Amazon Vendors, on the other hand, are not allotted such control. You see, Amazon has promised consumers that it will match the prices advertised by other sellers. This applies to all products sold by Amazon Vendors, meaning that if a customer notifies Amazon that a Vendor’s product is available elsewhere online for a cheaper price, that Vendor can expect the price of their item to drop without any say in the matter.
This lack of control over pricing is a drawback for many Vendors, especially if you consider that Amazon has no minimum pricing policies. If a pricing war takes place and the price dips too low, a Vendor could potentially lose money.
Comparing Seller Support: Sellers Have the Advantage
Amazon Sellers have access to Seller Support which can help them address issues concerning inventory, payments and listings. Sellers can easily manage their Case Log through their Seller Central account.
While Vendor Central does have a case log and dedicated support teams, Vendors often find it difficult to contact support via the phone and are forced to rely solely on email and written cases. At the same time, Vendor Support is often much slower to fix problems and often takes several attempts to do so when compared to Seller Support.
Seller Support can also be frustrating at times and require multiple attempts before an issue is addressed, but there are a few distinct advantages:
Sellers can often find a way to fix a problem themselves by looking through the help files, reading through the seller forums or even googling the problem to find help elsewhere.
Sellers are able to call in for most issues and even mark issues as Urgent when they need to be addressed more quickly.
Sellers can escalate their issue higher up the chain of command by phone – possibly even to their Captive team, a US-based call center with access to additional tools, resources and experience to fix more complex issues.
That being said, Sellers have far greater responsibilities than Vendors when it comes to account management. While Vendors sell off their products wholesale and let Amazon handle the rest, Sellers are responsible for their own prices, promotions, fulfillment and customer service.
Sure Sellers enjoy greater control over their Amazon products. But with great control comes great responsibility. Sellers need Amazon Seller Support service to help handle all that comes with selling directly to consumers.
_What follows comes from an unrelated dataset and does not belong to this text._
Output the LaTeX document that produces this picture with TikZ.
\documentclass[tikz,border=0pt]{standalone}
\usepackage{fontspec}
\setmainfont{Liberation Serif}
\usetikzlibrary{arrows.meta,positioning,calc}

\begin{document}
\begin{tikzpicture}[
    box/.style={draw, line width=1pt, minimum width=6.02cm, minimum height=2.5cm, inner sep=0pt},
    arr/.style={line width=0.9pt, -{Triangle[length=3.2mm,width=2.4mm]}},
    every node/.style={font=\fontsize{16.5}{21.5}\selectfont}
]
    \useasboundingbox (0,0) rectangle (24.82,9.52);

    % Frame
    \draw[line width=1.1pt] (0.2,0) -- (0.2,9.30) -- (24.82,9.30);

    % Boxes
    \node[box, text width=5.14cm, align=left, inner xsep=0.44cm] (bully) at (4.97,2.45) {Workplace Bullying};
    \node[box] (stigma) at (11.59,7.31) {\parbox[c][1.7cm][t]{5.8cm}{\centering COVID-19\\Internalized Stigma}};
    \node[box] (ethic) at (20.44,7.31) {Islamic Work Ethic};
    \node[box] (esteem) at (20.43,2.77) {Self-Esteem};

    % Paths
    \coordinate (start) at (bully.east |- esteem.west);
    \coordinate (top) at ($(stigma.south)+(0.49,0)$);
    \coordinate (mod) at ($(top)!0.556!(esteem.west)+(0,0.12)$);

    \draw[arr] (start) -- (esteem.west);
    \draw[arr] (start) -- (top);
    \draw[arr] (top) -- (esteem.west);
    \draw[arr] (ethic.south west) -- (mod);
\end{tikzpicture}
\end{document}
Comparing Costs: Sellers Have the Advantage
The cost of doing business is pretty straightforward for Amazon Sellers. Depending on if you are an individual or professional Seller, you will pay either an additional $1 per item sold or a flat $39.95 per month. Additionally, most categories are subject to a 15% referral fee. Sellers who choose to participate in FBA are also subject to additional fees.
Things become a little more complicated for Vendors. Since Amazon purchases products wholesale from Vendors, it tries to negotiate the lowest price possible to achieve a comfortable profit margin. And this is not a one-time negotiation. It is common for Amazon to come back to Vendors and try to negotiate for an even lower price as sales go up. Almost never will the wholesale price increase once an initial negotiation has been made. As a general rule of thumb, we recommend setting an initial price 10-20% higher than that of the price you are comfortable with. This way you give yourself a buffer in/when Amazon comes back to renegotiate in the future.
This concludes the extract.